─── DATASET EXTRACT ───

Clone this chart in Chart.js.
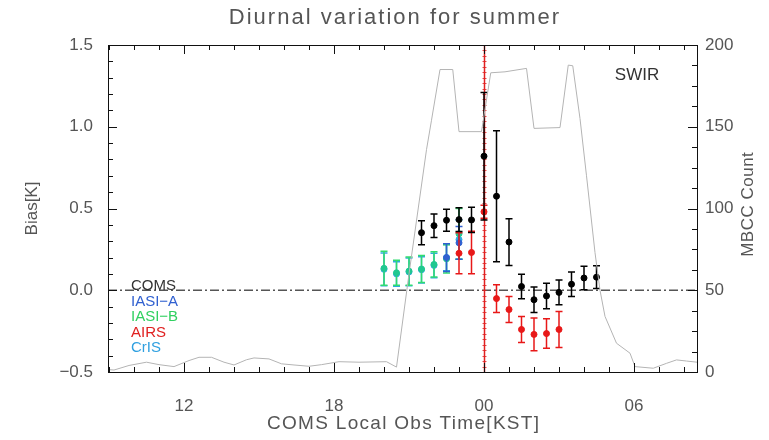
<!DOCTYPE html>
<html>
<head>
<meta charset="utf-8">
<script src="https://cdn.jsdelivr.net/npm/chart.js@4.4.1/dist/chart.umd.min.js"></script>
<style>
html, body { margin: 0; padding: 0; background: #fff; }
</style>
</head>
<body>
<canvas id="chart" width="769" height="440"></canvas>
<script>
// tick labels
const xTickHours = [12, 18, 24, 30];
const xTickLabels = ['12', '18', '00', '06'];
const biasTicks = [-0.5, 0, 0.5, 1.0, 1.5];
const biasTickLabels = ['\u22120.5', '0.0', '0.5', '1.0', '1.5'];
const countTicks = [0, 50, 100, 150, 200];

// series (hour of day, 24 = 00 KST)
const seriesNames = ['COMS', 'IASI\u2212A', 'IASI\u2212B', 'AIRS', 'CrIS'];

const comsHours = [21.5, 22, 22.5, 23, 23.5, 24, 24.5, 25, 25.5, 26, 26.5, 27, 27.5, 28, 28.5];
const comsBias  = [0.352, 0.395, 0.428, 0.432, 0.43, 0.82, 0.575, 0.295, 0.023, -0.058, -0.035, -0.013, 0.037, 0.075, 0.08];
const comsErr   = [0.073, 0.072, 0.067, 0.072, 0.077, 0.39, 0.40, 0.143, 0.075, 0.078, 0.078, 0.076, 0.075, 0.072, 0.07];

const iasiAHours = [22.5, 23];
const iasiABias  = [0.20, 0.29];
const iasiAErr   = [0.085, 0.10];

const iasiBHours = [20, 20.5, 21, 21.5, 22, 22.5, 23];
const iasiBBias  = [0.134, 0.107, 0.117, 0.13, 0.158, 0.192, 0.345];
const iasiBErr   = [0.104, 0.077, 0.087, 0.082, 0.077, 0.087, 0.155];

const airsHours = [23, 23.5, 24, 24.5, 25, 25.5, 26, 26.5, 27];
const airsBias  = [0.226, 0.231, 0.48, -0.051, -0.118, -0.24, -0.27, -0.265, -0.24];
const airsErr   = [0.125, 0.13, 0.04, 0.085, 0.08, 0.08, 0.10, 0.09, 0.11];

const crisHours = [20, 20.5, 21, 21.5, 22, 22.5, 23];
const crisBias  = [0.128, 0.10, 0.112, 0.125, 0.152, 0.20, 0.31];
const crisErr   = [0.10, 0.075, 0.085, 0.08, 0.075, 0.08, 0.12];

// MBCC count (right axis)
const mbccHours = [8.96, 9.2, 9.8, 10.5, 11.0, 11.6, 12.2, 12.6, 13.1, 13.6, 14.0, 14.5, 14.8, 15.4, 15.9, 16.4, 17.0, 17.5, 18.2, 19.0, 20.1, 20.5, 21.0, 21.7, 21.9, 22.24, 22.75, 23.0, 23.9, 24.27, 24.84, 25.7, 26.0, 27.04, 27.37, 27.55, 27.84, 28.1, 28.44, 28.64, 28.84, 29.3, 29.84, 30.04, 30.77, 31.3, 31.7, 32.1, 32.52];
const mbccCount = [1.5, 1.2, 4, 6, 4.5, 3.3, 7, 9, 9, 6, 4.3, 7.5, 8.6, 8, 5, 4.3, 3.5, 4.5, 6.3, 6, 6.3, 3, 60, 136, 154, 185, 185, 147, 147, 183, 183.6, 185.7, 149, 149.5, 187.7, 187.3, 155, 120, 73, 50, 34, 17.6, 11.5, 3.3, 2.3, 5.3, 7.4, 6.7, 6];

const FONT = '"Liberation Sans", Arial, sans-serif';
const GREY = '#555';

function pts(xs, ys) {
    return xs.map((h, i) => ({x: h, y: ys[i]}));
}

function biasSet(name, hours, bias, err, color, pointColor) {
    return {
        label: name,
        data: pts(hours, bias),
        err: err,
        showLine: false,
        pointRadius: 3,
        pointBackgroundColor: pointColor || color,
        pointBorderColor: pointColor || color,
        borderColor: color,
        yAxisID: 'y'
    };
}

// error bars, drawn just before the points of each dataset
const errorBars = {
    id: 'errorBars',
    beforeDatasetDraw(chart, args) {
        const ds = chart.data.datasets[args.index];
        if (!ds.err) return;
        const ctx = chart.ctx;
        const xs = chart.scales.x, ys = chart.scales.y;
        ctx.save();
        ctx.strokeStyle = ds.borderColor;
        ctx.lineWidth = 1.5;
        ds.data.forEach((p, i) => {
            const x = xs.getPixelForValue(p.x);
            const y1 = ys.getPixelForValue(p.y - ds.err[i]);
            const y2 = ys.getPixelForValue(p.y + ds.err[i]);
            ctx.beginPath();
            ctx.moveTo(x, y1); ctx.lineTo(x, y2);
            ctx.moveTo(x - 3.5, y1); ctx.lineTo(x + 3.5, y1);
            ctx.moveTo(x - 3.5, y2); ctx.lineTo(x + 3.5, y2);
            ctx.stroke();
        });
        ctx.restore();
    }
};

function spacedText(ctx, text, x, y, size, spacing) {
    ctx.font = size + 'px ' + FONT;
    if ('letterSpacing' in ctx) {
        ctx.letterSpacing = spacing + 'px';
        x += spacing / 2;
    }
    ctx.fillText(text, x, y);
    if ('letterSpacing' in ctx) ctx.letterSpacing = '0px';
}

const decor = {
    id: 'decor',
    beforeDatasetsDraw(chart) {
        const ctx = chart.ctx, a = chart.chartArea;
        const xs = chart.scales.x, ys = chart.scales.y;
        ctx.save();
        // zero line
        const y0 = ys.getPixelForValue(0);
        ctx.strokeStyle = '#555';
        ctx.lineWidth = 1.3;
        ctx.setLineDash([9, 3, 2, 3]);
        ctx.beginPath(); ctx.moveTo(a.left, y0); ctx.lineTo(a.right, y0); ctx.stroke();
        ctx.setLineDash([]);
        // midnight line with hatch marks
        const xm = Math.round(xs.getPixelForValue(24)) + 0.5;
        ctx.strokeStyle = '#e02020';
        ctx.lineWidth = 1.5;
        ctx.beginPath(); ctx.moveTo(xm, a.top); ctx.lineTo(xm, a.bottom); ctx.stroke();
        ctx.lineWidth = 0.8;
        ctx.beginPath();
        for (let v = -0.5; v <= 1.5; v += 1 / 30) {
            const y = Math.round(ys.getPixelForValue(v)) + 0.5;
            ctx.moveTo(xm - 2, y); ctx.lineTo(xm + 2, y);
        }
        ctx.stroke();
        ctx.restore();
    },
    afterDraw(chart) {
        const ctx = chart.ctx, a = chart.chartArea;
        const xs = chart.scales.x, ys = chart.scales.y, yr = chart.scales.y1;
        ctx.save();
        ctx.strokeStyle = '#111';
        ctx.lineWidth = 1;
        ctx.strokeRect(Math.round(a.left) + 0.5, Math.round(a.top) + 0.5,
            Math.round(a.right - a.left), Math.round(a.bottom - a.top));
        ctx.beginPath();
        // hour ticks top and bottom
        for (let h = 9; h <= 32; h++) {
            const x = Math.round(xs.getPixelForValue(h)) + 0.5;
            const len = h % 6 === 0 ? 9 : 5;
            ctx.moveTo(x, a.bottom); ctx.lineTo(x, a.bottom - len);
            ctx.moveTo(x, a.top); ctx.lineTo(x, a.top + len);
        }
        // bias ticks
        for (let k = -5; k <= 15; k++) {
            const y = Math.round(ys.getPixelForValue(k / 10)) + 0.5;
            const len = k % 5 === 0 ? 9 : 5;
            ctx.moveTo(a.left, y); ctx.lineTo(a.left + len, y);
        }
        // count ticks
        for (let c = 0; c <= 200; c += 12.5) {
            const y = Math.round(yr.getPixelForValue(c)) + 0.5;
            const len = c % 50 === 0 ? 9 : 5;
            ctx.moveTo(a.right, y); ctx.lineTo(a.right - len, y);
        }
        ctx.stroke();

        ctx.fillStyle = GREY;
        ctx.textAlign = 'center';
        ctx.textBaseline = 'middle';
        // main title and x axis title
        spacedText(ctx, 'Diurnal variation for summer', 394, 18, 22, 2);
        spacedText(ctx, 'COMS Local Obs Time[KST]', 403, 424, 19, 1.3);

        // right axis title, reading upwards
        ctx.translate(748, (a.top + a.bottom) / 2 - 4);
        ctx.rotate(-Math.PI / 2);
        spacedText(ctx, 'MBCC Count', 0, 0, 17, 0.5);
        ctx.restore();

        ctx.save();
        ctx.font = '17px ' + FONT;
        ctx.fillStyle = '#333';
        ctx.textAlign = 'center';
        ctx.textBaseline = 'middle';
        ctx.fillText('SWIR', 637, 75);
        // legend
        const legendColors = ['#333', '#3060d0', '#30d060', '#e02020', '#30a0e0'];
        ctx.font = '15px ' + FONT;
        ctx.textAlign = 'left';
        seriesNames.forEach((n, i) => {
            ctx.fillStyle = legendColors[i];
            ctx.fillText(n, 131, 286 + i * 15.5);
        });
        ctx.restore();
    }
};

new Chart(document.getElementById('chart'), {
    type: 'line',
    data: {
        datasets: [
            {
                label: 'MBCC Count',
                data: pts(mbccHours, mbccCount),
                borderColor: '#b4b4b4',
                borderWidth: 1,
                pointRadius: 0,
                yAxisID: 'y1'
            },
            biasSet(seriesNames[0], comsHours, comsBias, comsErr, '#000000'),
            biasSet(seriesNames[3], airsHours, airsBias, airsErr, '#e81818'),
            biasSet(seriesNames[1], iasiAHours, iasiABias, iasiAErr, '#3060d0'),
            biasSet(seriesNames[2], iasiBHours, iasiBBias, iasiBErr, '#30dc70', '#20c890'),
            biasSet(seriesNames[4], crisHours, crisBias, crisErr, '#30a8e0')
        ]
    },
    options: {
        responsive: false,
        animation: false,
        layout: { padding: { left: 22, right: 0, top: 45, bottom: 5 } },
        plugins: {
            legend: { display: false },
            tooltip: { enabled: false },
            title: { display: false }
        },
        scales: {
            x: {
                type: 'linear',
                min: 8.96,
                max: 32.52,
                grid: { display: false },
                border: { display: false },
                afterBuildTicks: s => { s.ticks = xTickHours.map(v => ({value: v})); },
                ticks: {
                    color: GREY,
                    font: { family: FONT, size: 17 },
                    padding: 16,
                    maxRotation: 0,
                    callback: (v, i) => xTickLabels[i]
                },
                afterFit: s => { s.height = 63; }
            },
            y: {
                position: 'left',
                min: -0.5,
                max: 1.5,
                grid: { display: false },
                border: { display: false },
                afterBuildTicks: s => { s.ticks = biasTicks.map(v => ({value: v})); },
                ticks: {
                    color: GREY,
                    font: { family: FONT, size: 17 },
                    padding: 7,
                    callback: (v, i) => biasTickLabels[i]
                },
                title: {
                    display: true,
                    text: 'Bias[K]',
                    color: GREY,
                    font: { family: FONT, size: 17 },
                    padding: 0
                },
                afterFit: s => { s.width = 86; }
            },
            y1: {
                position: 'right',
                min: 0,
                max: 200,
                grid: { display: false },
                border: { display: false },
                afterBuildTicks: s => { s.ticks = countTicks.map(v => ({value: v})); },
                ticks: {
                    color: GREY,
                    font: { family: FONT, size: 17 },
                    padding: 0
                },
                afterFit: s => { s.width = 72; }
            }
        }
    },
    plugins: [errorBars, decor]
});
</script>
</body>
</html>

───

- _AIM OF THE EXERCISE_: Skip the pictures, please, and transcribe only the lines from the beginning of the material through the one that contains "0.077, 0.087, 0.155];".

- _TASK SOLUTION_:
Clone this chart in Chart.js.
<!DOCTYPE html>
<html>
<head>
<meta charset="utf-8">
<script src="https://cdn.jsdelivr.net/npm/chart.js@4.4.1/dist/chart.umd.min.js"></script>
<style>
html, body { margin: 0; padding: 0; background: #fff; }
</style>
</head>
<body>
<canvas id="chart" width="769" height="440"></canvas>
<script>
// tick labels
const xTickHours = [12, 18, 24, 30];
const xTickLabels = ['12', '18', '00', '06'];
const biasTicks = [-0.5, 0, 0.5, 1.0, 1.5];
const biasTickLabels = ['\u22120.5', '0.0', '0.5', '1.0', '1.5'];
const countTicks = [0, 50, 100, 150, 200];

// series (hour of day, 24 = 00 KST)
const seriesNames = ['COMS', 'IASI\u2212A', 'IASI\u2212B', 'AIRS', 'CrIS'];

const comsHours = [21.5, 22, 22.5, 23, 23.5, 24, 24.5, 25, 25.5, 26, 26.5, 27, 27.5, 28, 28.5];
const comsBias  = [0.352, 0.395, 0.428, 0.432, 0.43, 0.82, 0.575, 0.295, 0.023, -0.058, -0.035, -0.013, 0.037, 0.075, 0.08];
const comsErr   = [0.073, 0.072, 0.067, 0.072, 0.077, 0.39, 0.40, 0.143, 0.075, 0.078, 0.078, 0.076, 0.075, 0.072, 0.07];

const iasiAHours = [22.5, 23];
const iasiABias  = [0.20, 0.29];
const iasiAErr   = [0.085, 0.10];

const iasiBHours = [20, 20.5, 21, 21.5, 22, 22.5, 23];
const iasiBBias  = [0.134, 0.107, 0.117, 0.13, 0.158, 0.192, 0.345];
const iasiBErr   = [0.104, 0.077, 0.087, 0.082, 0.077, 0.087, 0.155];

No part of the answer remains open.